Inflating textbook costs

Right now, college students at Westfield State College, in my House district, and across Massachusetts are being held hostage by powerful publishing companies by the exorbitant costs of their course textbooks.

According to the Massachusetts Public Interest Research Group, the average college student spends about $900 on textbooks each year. Not only are textbook prices high, they're rising. Textbook prices have skyrocketed at four times the rate of inflation over the last decade.

Why? One reason is the lack of competition in the textbook market. Consolidation in the last decade has reduced the number of major publishers from several dozen to just five. Furthermore, students, as a group, have very little purchasing power because textbook decisions aren't made by them but by the faculty who decide which textbooks a student must buy for their class.

When selecting course materials, college professors can't make the right choices for their students if they don't have the options and the information that they need. Seventy-five percent of professors report that publishers' representatives do not disclose price information to them during sales meetings.
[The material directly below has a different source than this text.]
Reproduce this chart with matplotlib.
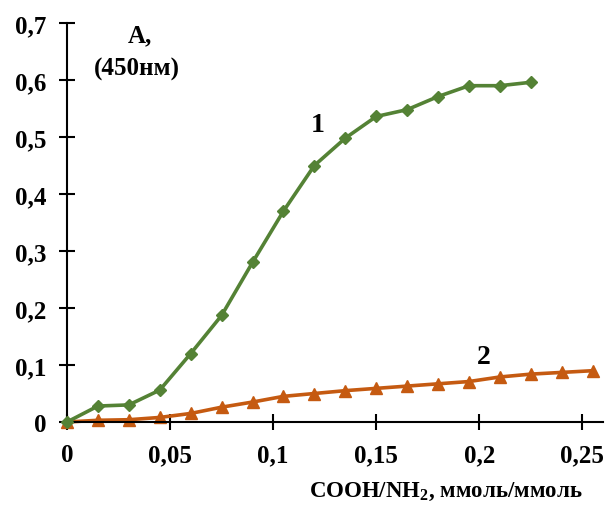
import matplotlib
matplotlib.use("Agg")
import matplotlib.pyplot as plt

x1 = [0, 0.015, 0.03, 0.045, 0.06, 0.075, 0.09, 0.105, 0.12, 0.135, 0.15, 0.165, 0.18, 0.195, 0.21, 0.225]
y1 = [0, 0.028, 0.030, 0.056, 0.120, 0.187, 0.280, 0.370, 0.450, 0.498, 0.536, 0.548, 0.571, 0.590, 0.590, 0.596]
x2 = [0, 0.015, 0.03, 0.045, 0.06, 0.075, 0.09, 0.105, 0.12, 0.135, 0.15, 0.165, 0.18, 0.195, 0.21, 0.225, 0.24, 0.255]
y2 = [0, 0.003, 0.004, 0.008, 0.015, 0.026, 0.035, 0.045, 0.050, 0.055, 0.059, 0.063, 0.067, 0.071, 0.079, 0.084, 0.087, 0.090]
xticks = [0, 0.05, 0.1, 0.15, 0.2, 0.25]
xticklabels = ["0", "0,05", "0,1", "0,15", "0,2", "0,25"]
yticks = [0, 0.1, 0.2, 0.3, 0.4, 0.5, 0.6, 0.7]
yticklabels = ["0", "0,1", "0,2", "0,3", "0,4", "0,5", "0,6", "0,7"]

plt.rcParams['font.family'] = ['Liberation Serif', 'DejaVu Serif']
plt.rcParams['font.weight'] = 'bold'
plt.rcParams['mathtext.fontset'] = 'custom'
plt.rcParams['mathtext.rm'] = 'Liberation Serif:bold'
plt.rcParams['mathtext.bf'] = 'Liberation Serif:bold'
plt.rcParams['mathtext.it'] = 'Liberation Serif:bold'

fig = plt.figure(figsize=(6.08, 5.06), dpi=100)
ax = fig.add_axes([67/608, (506-423)/506, (603-67)/608, (423-24)/506])

green = '#548235'
orange = '#C55A11'
ax.plot(x1, y1, color=green, lw=2.6, marker='D', ms=6.5, solid_joinstyle='round', zorder=3)
ax.plot(x2, y2, color=orange, lw=2.6, marker='^', ms=8.5, solid_joinstyle='round', zorder=2)

ax.set_xlim(0, 0.26)
ax.set_ylim(0, 0.7)
ax.set_xticks(xticks)
ax.set_xticklabels(xticklabels)
ax.set_yticks(yticks)
ax.set_yticklabels(yticklabels)
for s in ['top', 'right']:
    ax.spines[s].set_visible(False)
for s in ['left', 'bottom']:
    ax.spines[s].set_linewidth(1.5)
ax.tick_params(direction='inout', length=12, width=1.5, labelsize=18, pad=9)
for lab in ax.get_xticklabels() + ax.get_yticklabels():
    lab.set_fontweight('bold')
for line in ax.lines:
    line.set_clip_on(False)

fig.text(140/608, 1-36/506, "А,", ha='center', va='center', fontsize=18, fontweight='bold')
fig.text(137/608, 1-69/506, "(450нм)", ha='center', va='center', fontsize=18, fontweight='bold')
fig.text(318/608, 1-125/506, "1", ha='center', va='center', fontsize=20, fontweight='bold')
fig.text(484/608, 1-357/506, "2", ha='center', va='center', fontsize=20, fontweight='bold')
fig.text(446/608, 1-492/506, "COOH/NH$_{2}$, ммоль/ммоль", ha='center', va='center', fontsize=16.5, fontweight='bold')

fig.savefig("out.png", dpi=100)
Furthermore, low cost or no frills options of texts, if any, are often unavailable or hard to find.

Textbook publishers have a captive audience on college campuses statewide. They engage in shenanigans aimed at maximizing their profits despite the needs of their consumers.

New editions of textbooks are issued frequently by publishers to drive up the cost and make it difficult for students to find cheaper used copies.

Another publishing tactic which drives up prices is the "bundling" of books with additional materials such as CD-ROMS, work books and study guides.

There is currently legislation filed in Massachusetts which would require publishers to disclose price information to faculty and require that any bundled book also be available "a la carte."

A public hearing on House Bill 1200 will be held at the State House by the Higher Education Committee on Oct. 2 at 11 a.m., in Hearing Room A2. College students, faculty, and the public are welcome to testify.